Civic Technologist Builds National Toys for Tots Map


As a society, we have reached a point at which it boggles the mind when information is not easily available on the phones we carry everywhere in our pockets.

Spoiled by a constant flow of information and trivia, when some bit of information is not quickly available on the Internet — heaven forbid — we get mad. Well, some of us. Others take action. Just look at John Kramlich, who noticed that the charity organization Toys for Tots didn’t have an easily searchable map of places where folks could drop off donations in his community. It was Christmastime last year, and Kramlich set out to change this during a meeting of OpenSTL, which is the civic tech group where he lives in St. Louis, Mo.

Toys for Tots had a searchable map of locations for its offices, but not for the places where regular people could make quick donations. To remedy this, Kramlich hand-built spidering software that went onto the Toys for Tots website and grabbed all the info about drop-off locations. He used a searchable map template from a fellow civic tech volunteer, subsequently moving location info to Google Fusion tables and geocoding it so he could pull it all up on a map. An easily searchable resource was born.

Kramlich had a little bit of experience building these kinds of resources — in 2014, he built a directory site with information about 1.4 million nonprofits nationwide — but the map was a new project. As he did the work, the scope of his plan expanded.

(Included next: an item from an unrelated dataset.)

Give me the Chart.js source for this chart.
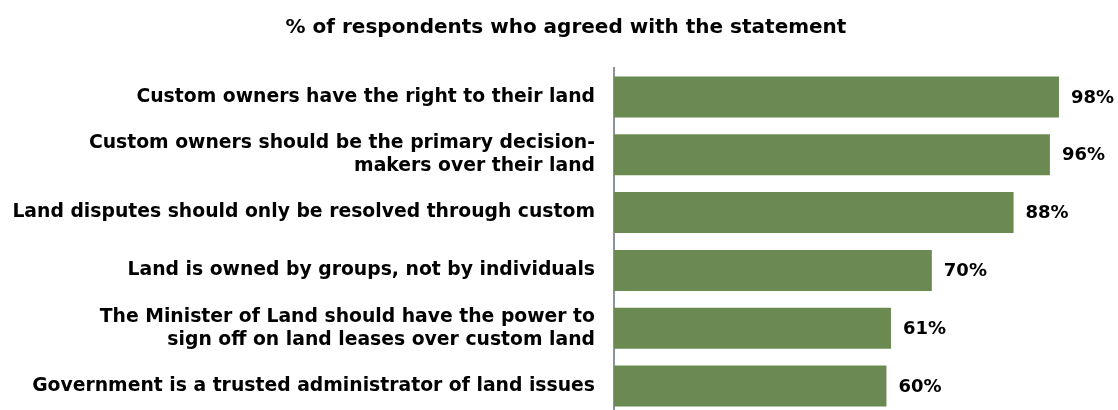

“Originally it was just going to be for St. Louis,” Kramlich said, “but the code to do 20 or 20,000 would be the same.”

Kramlich, who by day works for a local e-commerce company, has now mapped drop-off locations for the charity nationwide, all roughly 22,000 of them. He posted a link to his map on social media, watching as roughly 600 hits (modest but sizable enough for a project without promotion) rolled in, some of them organically coming from Google searches, which is no easy feat, as anyone who has ever worked in the search engine optimization (SEO) space can attest.

This is all quite the heartwarming story for the holidays, with its idea that a little bit of tech expertise can be used to enable additional donations, which would in turn be responsible for more toys finding their ways to the arms of needy kids. It’s sweet, but it’s also an example of how volunteer civic tech efforts, including OpenSTL and dozens of other similar groups that have popped up in cities across the country in recent years, can serve their communities.

Oh hey, and look here: the front-end code that Kramlich used to build his project is based on a searchable map template built by Derek Eder, one of the founders of Chi Hack Night, a Chicago-based civic tech movement that recently evolved from a weekly meetup into a full-blown nonprofit community group.